Here are the first two as examples:
Not very sophisticated, but communicating clearly and certainly fun.
And then a few more. More playfulness with page layout now...
And variations in style, tools and technique…
Note the playfulness with wordlessness in these two:
Anyway, she did this for 9 months and stopped. I think she thought she got everything she could out of it… I think this was the last one she did…
You can see that she is much more sophisticated now. Four different shots, better, more advanced perspective, confident shading and contrast. Yay, Sarah!
(Quick humblebrag- Sarah showed these often to me and a couple other friends on a regular basis in a much-loved bar called Burp Castle in the Lower East Side of NYC. So she was getting regular feedback from a few of us, but I forget how robust that was, mostly we were just chatting.
Here's a Twitter screenshot...
♡\( ̄▽ ̄)/♡
So anyway, after that she decided she wanted to try something larger. She was used to herself as a main character, so she crafted this narrative called "The Reader", where placed herself inside a novel she had enjoyed.
I think the total count was 12 or 13 pages, her longest complete narrative.
The main takeaway here is that she now that confidence (and skills, but mostly confidence) to handle a longer narrative. She gave herself a new challenge, and met it.
After that, what to do? She made a good comic, and she knew she loved the medium and wanted to make more. She was comfortable with herself as a main character, but she was also interested in current events, cultural history and journalism.
She took a trip to Israel, took copious notes and came back to tell the story of that trip. It became a series of 3 24-page mini-comics, called How to Understand Israel in 60 Days or Less. Here's a sketch from her travels, then ca over and a page from the mini-comics.
I say it was three mini-comics, but by that time she was only 1/3 or so into the story.
She had been attending comic book conventions, especially MoCCA in NYC, and maybe a few others. And so with three of these in hand, she shared it at the convention, and found one young editor at DC/Vertigo who was compelled by it and took them home, and he soon wrote her and said Vertigo would be interested in publishing the book. But it would have to be color.
And so she said yes, and that meant she had to completely re-do 70 pages or so, and by that time, Sarah had confidence, skills and patience, and so she did it. Here is an example of an old and new page. You can see it's utterly redrawn, as well as painted.
This is a lovely sequence, generated by the confidence she developed in doing diary comics and mini-comics.

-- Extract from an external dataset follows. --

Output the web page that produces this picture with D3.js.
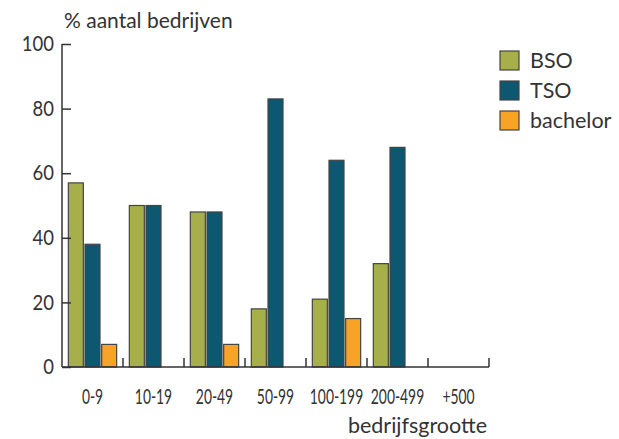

The whole 200-page book became this.
Bravo, Sarah!
And so, with that behind her, she had more confidence, but a little more cache, and so wrangled herself a little funding from a Kickstarter campaign and into an international trip with some journalists, to Iraq and Syria (in 2010, right before the collapse of Syria, if I remember correctly.)
She opted for the same type of storytelling. First person, watercolor, with herself as a main character, but here she tried to use comics to show the complexity of how journalists get their stories.
That was a many-year project and it became Rolling Blackouts. You can get a good sense of it from the image grabs below. It was 300 pages!
This book was extremely well-received, here's a web-review from 2016, ten years after her first diary comics.
So, this isn't meant to be a career trajectory as much as a craft trajectory. Sarah taught herself comics through diary strips, and then specific, self-motivated narratives. She wrote and drew and wrote and drew. She's really good now!
♡\( ̄▽ ̄)/♡
And she still occasionally makes mini-comics. I know she's got plans for another book but I'm not sure what they are now. I'm sure she's up to something.
But that's why we do diary comics, or silent comics, or practice this or that technique - to get good, like Sarah. To get confident, articulate and dexterous. And to know our creative selves.
So I hope that's why you're all here and hope this is inspiring.